Because staying in it would require slowing down—and slowing down would mean feeling things more fully, maybe even letting someone else into that space.

So instead, you reset.

You return to “normal” as fast as you can.

From the outside, it looks like resilience.

But it’s often a way of keeping everything contained within yourself.

When someone offers to show up for you: “I can’t rely on them like that”

Even when someone is consistent, supportive, and present, there’s still a line you don’t cross.

You don’t fully lean.

You don’t build your expectations around them.

Because relying on someone like that feels like giving up control over something important.

It’s not about them—it’s about what happens if that support changes.

So you keep a buffer.

You appreciate them, but you don’t anchor yourself to them.

When support actually feels good: “It’s just easier if I don’t get used to this”

Sometimes, someone shows up in a way that actually feels right.

They listen. They understand. They stay.

And for a moment, you feel something unfamiliar—relief, maybe even comfort.

But almost immediately, there’s a second thought.

Don’t get used to this.

Because getting used to it would mean depending on it. Expecting it. Letting it matter.

And that feels risky.

So you hold back, even in good moments.

You don’t let yourself fully settle into something that could change.

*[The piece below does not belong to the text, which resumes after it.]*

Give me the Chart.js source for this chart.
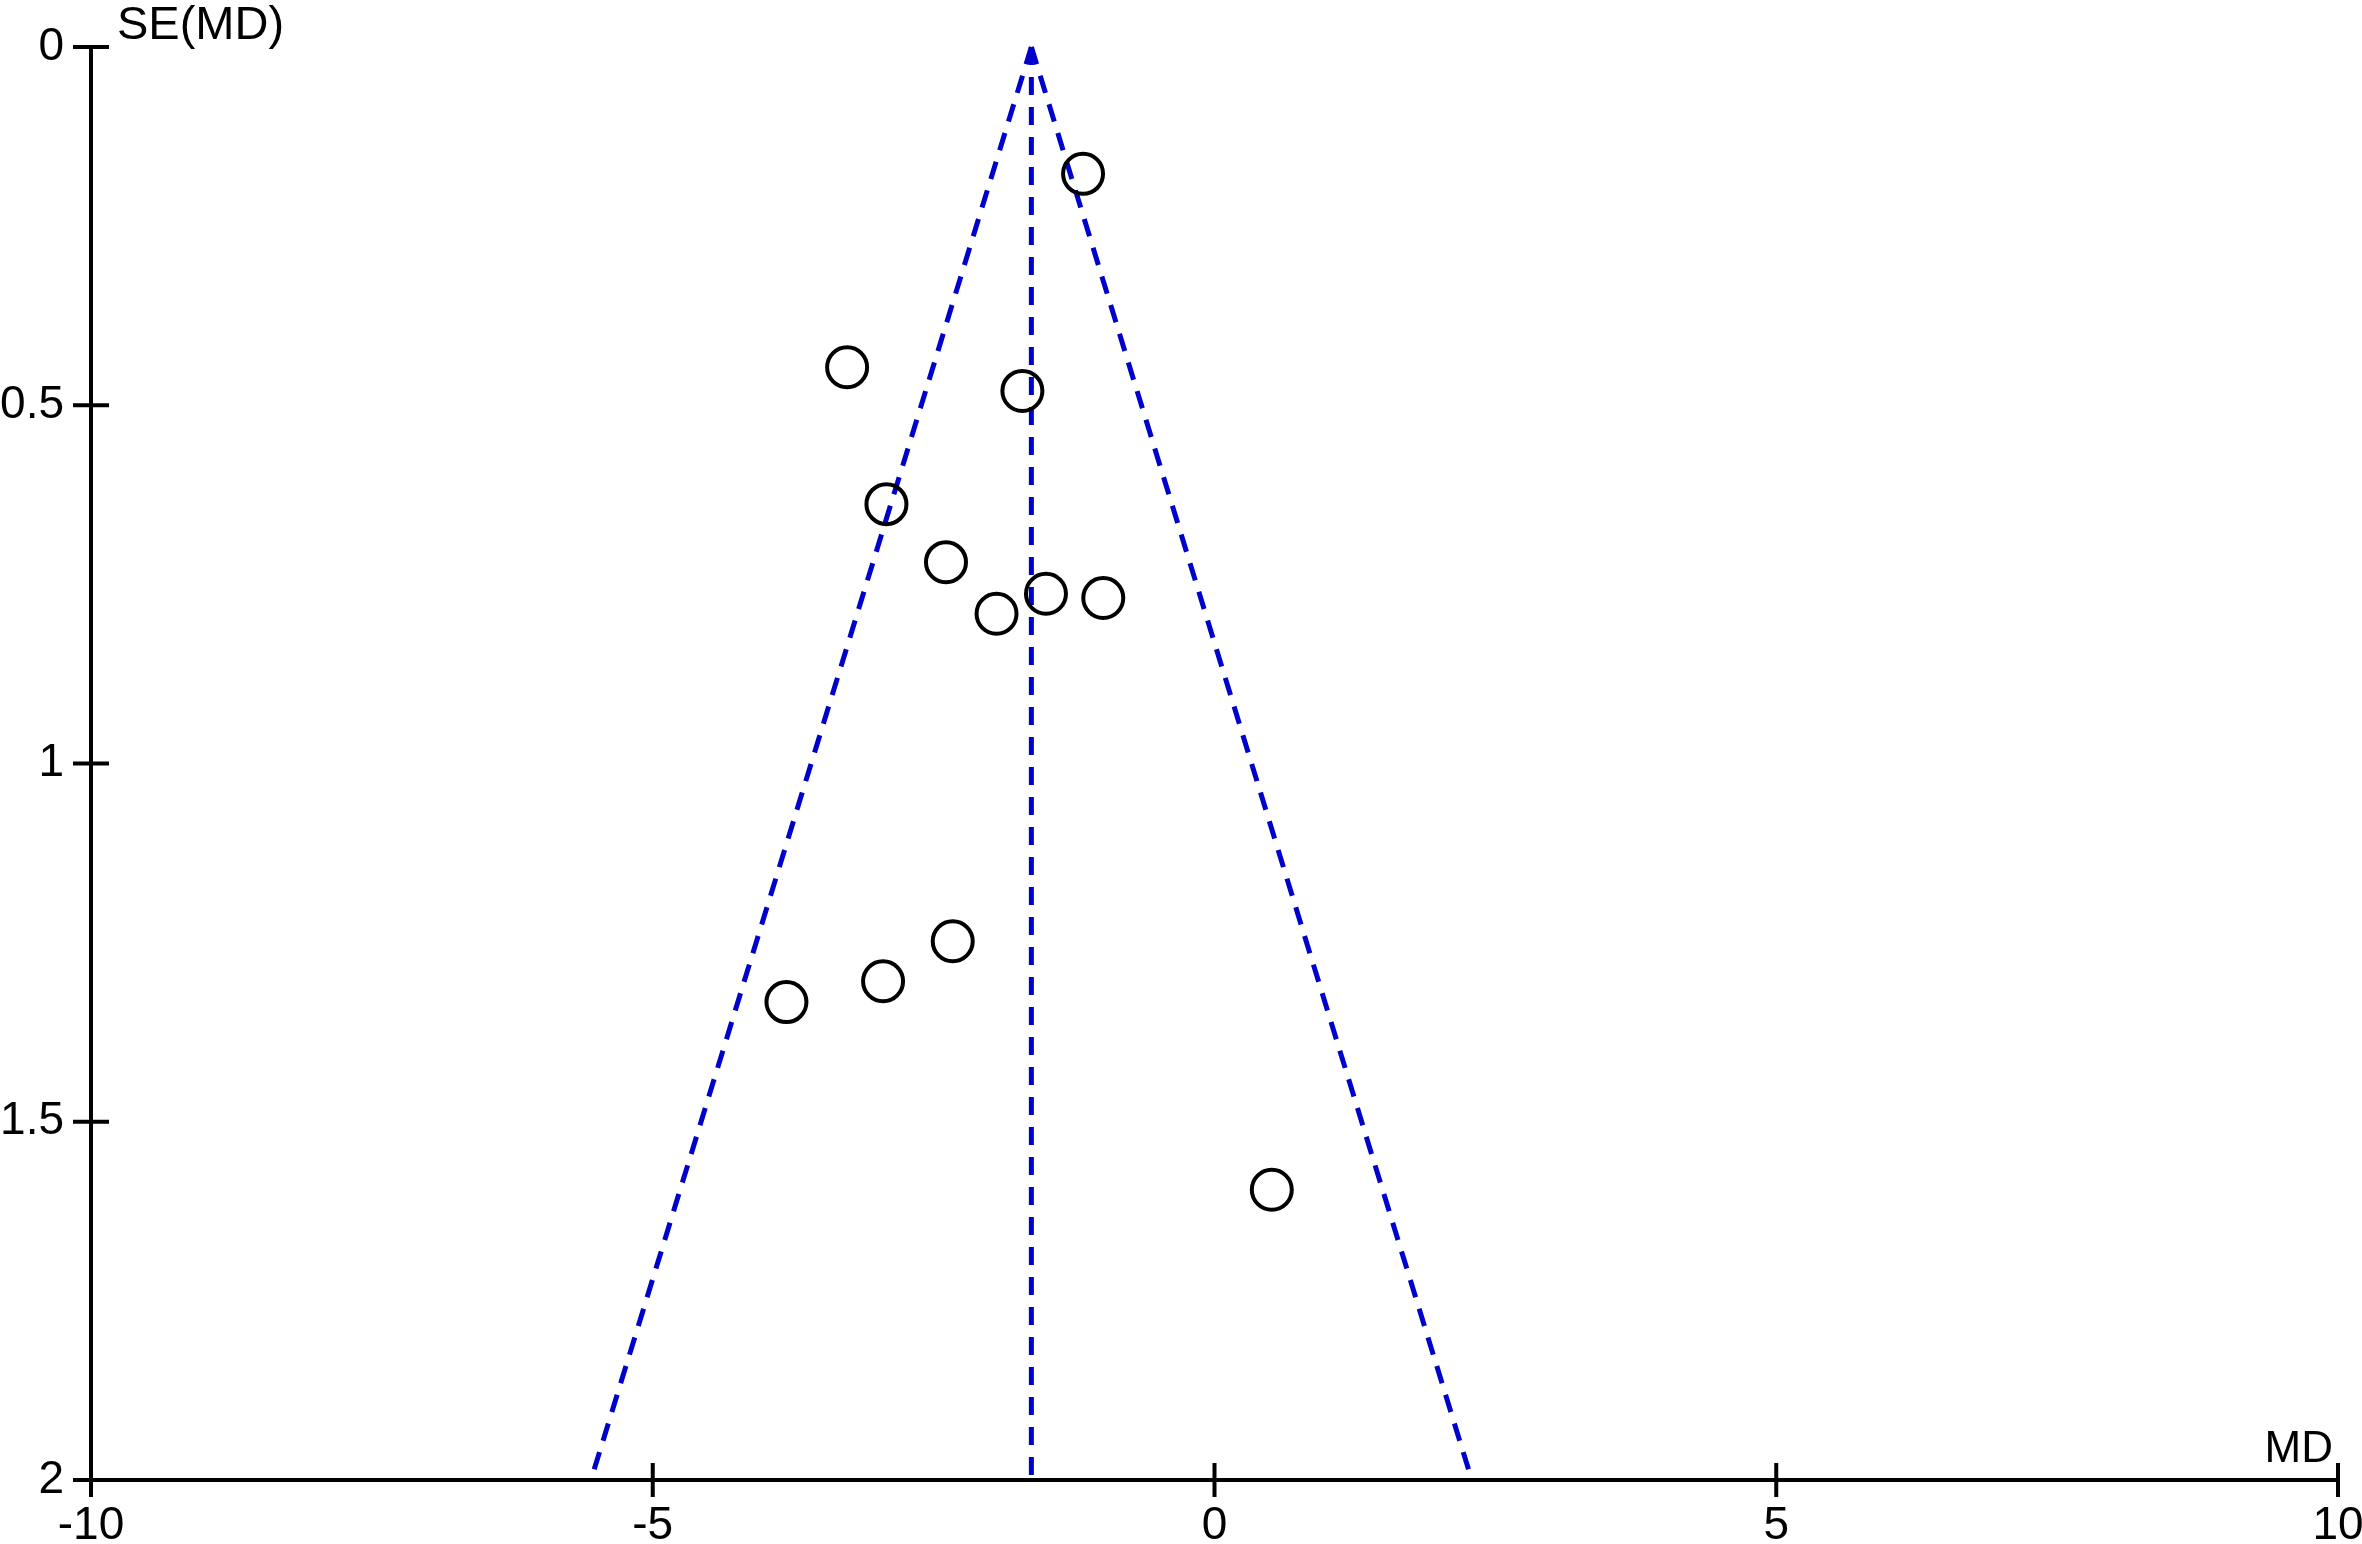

When someone asks what you need: “I don’t even know what I’d ask for”

If someone genuinely asks, “What do you need right now?” it can feel disorienting.

Not because you don’t have needs—but because you’re not used to translating them into something someone else could meet.

You’re used to converting needs into actions.

Fixing, adjusting, moving forward.

But naming them? Letting someone meet them?

That’s a different language entirely.

And if you haven’t practiced it, the answer doesn’t come easily.

When you consider doing things differently: “It’s fine—I’ve always done it this way”

There’s a quiet finality to this thought.

You’ve handled things before. You’ve figured it out. You’ve gotten through.

So there’s no reason to change.

And in many ways, that’s true.

But it also keeps everything exactly the same.

It turns your past into a template you keep repeating—not because it’s the best option, but because it’s the most familiar.

When you’re honest with yourself: “I wish this didn’t feel like the only option”

This is the thought underneath all the others.

It doesn’t always show up clearly. But when it does, it’s hard to ignore.

A quiet awareness that doing everything alone isn’t actually what you would choose—if choosing felt real.

That maybe you’d want someone to call. Someone to sit with you in the middle of things instead of always showing up after you’ve already handled them.

But wanting that and believing it’s available are two different things.

And when you’ve learned not to expect it, self-reliance stops feeling like strength.

And starts feeling like the only version of reality you know how to trust.